**Goal of the exercise**
It is required that all of the data be written out exactly.
★ ★ ★ ★ ★ ★ ★
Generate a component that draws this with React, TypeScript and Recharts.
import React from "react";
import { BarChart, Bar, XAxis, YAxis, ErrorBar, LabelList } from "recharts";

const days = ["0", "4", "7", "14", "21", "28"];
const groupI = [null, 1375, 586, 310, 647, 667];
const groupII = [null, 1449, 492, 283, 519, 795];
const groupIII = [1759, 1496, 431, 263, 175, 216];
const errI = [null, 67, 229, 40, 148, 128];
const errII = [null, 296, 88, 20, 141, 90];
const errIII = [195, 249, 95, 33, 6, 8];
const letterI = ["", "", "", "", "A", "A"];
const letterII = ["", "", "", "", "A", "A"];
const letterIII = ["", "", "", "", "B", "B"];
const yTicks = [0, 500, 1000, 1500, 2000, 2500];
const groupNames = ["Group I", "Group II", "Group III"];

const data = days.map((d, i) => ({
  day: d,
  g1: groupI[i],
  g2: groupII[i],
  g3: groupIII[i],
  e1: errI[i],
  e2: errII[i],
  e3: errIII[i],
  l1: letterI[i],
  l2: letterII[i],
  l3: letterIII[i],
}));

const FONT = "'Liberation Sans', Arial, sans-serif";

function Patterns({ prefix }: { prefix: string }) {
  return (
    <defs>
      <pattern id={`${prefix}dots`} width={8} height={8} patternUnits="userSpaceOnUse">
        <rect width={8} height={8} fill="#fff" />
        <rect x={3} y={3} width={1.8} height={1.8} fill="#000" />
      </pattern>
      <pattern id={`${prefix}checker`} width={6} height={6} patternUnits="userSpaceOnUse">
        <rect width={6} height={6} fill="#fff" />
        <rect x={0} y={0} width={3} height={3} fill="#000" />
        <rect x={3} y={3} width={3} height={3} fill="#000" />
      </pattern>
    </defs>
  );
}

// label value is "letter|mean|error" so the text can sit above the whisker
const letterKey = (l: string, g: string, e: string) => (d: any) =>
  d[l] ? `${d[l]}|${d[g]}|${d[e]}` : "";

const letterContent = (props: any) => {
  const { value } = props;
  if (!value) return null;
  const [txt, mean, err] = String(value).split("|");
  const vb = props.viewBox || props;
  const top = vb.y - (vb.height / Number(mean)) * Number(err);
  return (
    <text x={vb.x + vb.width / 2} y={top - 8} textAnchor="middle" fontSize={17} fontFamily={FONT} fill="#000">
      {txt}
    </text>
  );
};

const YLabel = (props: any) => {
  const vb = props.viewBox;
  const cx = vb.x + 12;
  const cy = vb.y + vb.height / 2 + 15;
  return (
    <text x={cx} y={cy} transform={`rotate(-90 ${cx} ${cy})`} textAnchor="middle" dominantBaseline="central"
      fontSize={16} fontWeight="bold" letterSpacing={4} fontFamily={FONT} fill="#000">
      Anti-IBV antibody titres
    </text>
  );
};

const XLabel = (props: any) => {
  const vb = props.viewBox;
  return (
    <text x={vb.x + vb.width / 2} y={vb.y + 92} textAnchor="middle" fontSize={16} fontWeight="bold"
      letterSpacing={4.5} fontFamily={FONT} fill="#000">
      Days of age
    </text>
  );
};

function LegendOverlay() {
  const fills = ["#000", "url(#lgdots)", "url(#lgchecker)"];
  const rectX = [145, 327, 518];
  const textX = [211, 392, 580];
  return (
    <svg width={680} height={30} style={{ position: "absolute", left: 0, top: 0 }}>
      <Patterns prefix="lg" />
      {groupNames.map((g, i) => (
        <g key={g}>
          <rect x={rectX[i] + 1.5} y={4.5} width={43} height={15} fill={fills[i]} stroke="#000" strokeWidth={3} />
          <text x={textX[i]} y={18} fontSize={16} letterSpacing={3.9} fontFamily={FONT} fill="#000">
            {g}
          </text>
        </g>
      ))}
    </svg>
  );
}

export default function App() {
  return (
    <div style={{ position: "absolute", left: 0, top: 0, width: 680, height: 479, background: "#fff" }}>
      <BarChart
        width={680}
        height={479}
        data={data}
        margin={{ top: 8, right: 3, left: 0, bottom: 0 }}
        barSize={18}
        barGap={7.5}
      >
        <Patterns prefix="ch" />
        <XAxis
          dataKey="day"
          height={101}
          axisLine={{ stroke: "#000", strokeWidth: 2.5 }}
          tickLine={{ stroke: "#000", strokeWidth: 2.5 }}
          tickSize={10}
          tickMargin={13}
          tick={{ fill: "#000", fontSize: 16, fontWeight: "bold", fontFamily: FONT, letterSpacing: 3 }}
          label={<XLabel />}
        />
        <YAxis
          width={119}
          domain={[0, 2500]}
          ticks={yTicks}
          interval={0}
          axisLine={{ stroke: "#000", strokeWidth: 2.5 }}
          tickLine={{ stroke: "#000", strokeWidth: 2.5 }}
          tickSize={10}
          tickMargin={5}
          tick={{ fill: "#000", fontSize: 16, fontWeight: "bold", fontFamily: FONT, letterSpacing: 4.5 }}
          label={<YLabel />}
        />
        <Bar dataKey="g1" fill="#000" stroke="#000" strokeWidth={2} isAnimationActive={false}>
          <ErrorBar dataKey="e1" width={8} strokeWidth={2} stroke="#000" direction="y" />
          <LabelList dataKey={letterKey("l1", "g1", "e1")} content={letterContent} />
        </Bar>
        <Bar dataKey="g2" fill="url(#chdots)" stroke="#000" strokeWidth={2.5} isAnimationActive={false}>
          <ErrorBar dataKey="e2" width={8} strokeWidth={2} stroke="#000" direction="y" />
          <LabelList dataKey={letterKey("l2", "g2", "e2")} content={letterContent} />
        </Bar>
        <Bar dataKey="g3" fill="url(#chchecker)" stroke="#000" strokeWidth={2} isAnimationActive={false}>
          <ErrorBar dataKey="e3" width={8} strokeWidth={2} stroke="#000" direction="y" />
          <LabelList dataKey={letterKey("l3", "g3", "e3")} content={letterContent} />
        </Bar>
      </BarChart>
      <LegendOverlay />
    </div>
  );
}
★ ★ ★ ★ ★ ★ ★
**Result of the exercise**
Generate a component that draws this with React, TypeScript and Recharts.
import React from "react";
import { BarChart, Bar, XAxis, YAxis, ErrorBar, LabelList } from "recharts";

const days = ["0", "4", "7", "14", "21", "28"];
const groupI = [null, 1375, 586, 310, 647, 667];
const groupII = [null, 1449, 492, 283, 519, 795];
const groupIII = [1759, 1496, 431, 263, 175, 216];
const errI = [null, 67, 229, 40, 148, 128];
const errII = [null, 296, 88, 20, 141, 90];
const errIII = [195, 249, 95, 33, 6, 8];
const letterI = ["", "", "", "", "A", "A"];
const letterII = ["", "", "", "", "A", "A"];
const letterIII = ["", "", "", "", "B", "B"];
const yTicks = [0, 500, 1000, 1500, 2000, 2500];
const groupNames = ["Group I", "Group II", "Group III"];

const data = days.map((d, i) => ({
  day: d,
  g1: groupI[i],
  g2: groupII[i],
  g3: groupIII[i],
  e1: errI[i],
  e2: errII[i],
  e3: errIII[i],
  l1: letterI[i],
  l2: letterII[i],
  l3: letterIII[i],
}));

const FONT = "'Liberation Sans', Arial, sans-serif";

function Patterns({ prefix }: { prefix: string }) {
  return (
    <defs>
      <pattern id={`${prefix}dots`} width={8} height={8} patternUnits="userSpaceOnUse">
        <rect width={8} height={8} fill="#fff" />
        <rect x={3} y={3} width={1.8} height={1.8} fill="#000" />
      </pattern>
      <pattern id={`${prefix}checker`} width={6} height={6} patternUnits="userSpaceOnUse">
        <rect width={6} height={6} fill="#fff" />
        <rect x={0} y={0} width={3} height={3} fill="#000" />
        <rect x={3} y={3} width={3} height={3} fill="#000" />
      </pattern>
    </defs>
  );
}

// label value is "letter|mean|error" so the text can sit above the whisker
const letterKey = (l: string, g: string, e: string) => (d: any) =>
  d[l] ? `${d[l]}|${d[g]}|${d[e]}` : "";

const letterContent = (props: any) => {
  const { value } = props;
  if (!value) return null;
  const [txt, mean, err] = String(value).split("|");
  const vb = props.viewBox || props;
  const top = vb.y - (vb.height / Number(mean)) * Number(err);
  return (
    <text x={vb.x + vb.width / 2} y={top - 8} textAnchor="middle" fontSize={17} fontFamily={FONT} fill="#000">
      {txt}
    </text>
  );
};

const YLabel = (props: any) => {
  const vb = props.viewBox;
  const cx = vb.x + 12;
  const cy = vb.y + vb.height / 2 + 15;
  return (
    <text x={cx} y={cy} transform={`rotate(-90 ${cx} ${cy})`} textAnchor="middle" dominantBaseline="central"
      fontSize={16} fontWeight="bold" letterSpacing={4} fontFamily={FONT} fill="#000">
      Anti-IBV antibody titres
    </text>
  );
};

const XLabel = (props: any) => {
  const vb = props.viewBox;
  return (
    <text x={vb.x + vb.width / 2} y={vb.y + 92} textAnchor="middle" fontSize={16} fontWeight="bold"
      letterSpacing={4.5} fontFamily={FONT} fill="#000">
      Days of age
    </text>
  );
};

function LegendOverlay() {
  const fills = ["#000", "url(#lgdots)", "url(#lgchecker)"];
  const rectX = [145, 327, 518];
  const textX = [211, 392, 580];
  return (
    <svg width={680} height={30} style={{ position: "absolute", left: 0, top: 0 }}>
      <Patterns prefix="lg" />
      {groupNames.map((g, i) => (
        <g key={g}>
          <rect x={rectX[i] + 1.5} y={4.5} width={43} height={15} fill={fills[i]} stroke="#000" strokeWidth={3} />
          <text x={textX[i]} y={18} fontSize={16} letterSpacing={3.9} fontFamily={FONT} fill="#000">
            {g}
          </text>
        </g>
      ))}
    </svg>
  );
}

export default function App() {
  return (
    <div style={{ position: "absolute", left: 0, top: 0, width: 680, height: 479, background: "#fff" }}>
      <BarChart
        width={680}
        height={479}
        data={data}
        margin={{ top: 8, right: 3, left: 0, bottom: 0 }}
        barSize={18}
        barGap={7.5}
      >
        <Patterns prefix="ch" />
        <XAxis
          dataKey="day"
          height={101}
          axisLine={{ stroke: "#000", strokeWidth: 2.5 }}
          tickLine={{ stroke: "#000", strokeWidth: 2.5 }}
          tickSize={10}
          tickMargin={13}
          tick={{ fill: "#000", fontSize: 16, fontWeight: "bold", fontFamily: FONT, letterSpacing: 3 }}
          label={<XLabel />}
        />
        <YAxis
          width={119}
          domain={[0, 2500]}
          ticks={yTicks}
          interval={0}
          axisLine={{ stroke: "#000", strokeWidth: 2.5 }}
          tickLine={{ stroke: "#000", strokeWidth: 2.5 }}
          tickSize={10}
          tickMargin={5}
          tick={{ fill: "#000", fontSize: 16, fontWeight: "bold", fontFamily: FONT, letterSpacing: 4.5 }}
          label={<YLabel />}
        />
        <Bar dataKey="g1" fill="#000" stroke="#000" strokeWidth={2} isAnimationActive={false}>
          <ErrorBar dataKey="e1" width={8} strokeWidth={2} stroke="#000" direction="y" />
          <LabelList dataKey={letterKey("l1", "g1", "e1")} content={letterContent} />
        </Bar>
        <Bar dataKey="g2" fill="url(#chdots)" stroke="#000" strokeWidth={2.5} isAnimationActive={false}>
          <ErrorBar dataKey="e2" width={8} strokeWidth={2} stroke="#000" direction="y" />
          <LabelList dataKey={letterKey("l2", "g2", "e2")} content={letterContent} />
        </Bar>
        <Bar dataKey="g3" fill="url(#chchecker)" stroke="#000" strokeWidth={2} isAnimationActive={false}>
          <ErrorBar dataKey="e3" width={8} strokeWidth={2} stroke="#000" direction="y" />
          <LabelList dataKey={letterKey("l3", "g3", "e3")} content={letterContent} />
        </Bar>
      </BarChart>
      <LegendOverlay />
    </div>
  );
}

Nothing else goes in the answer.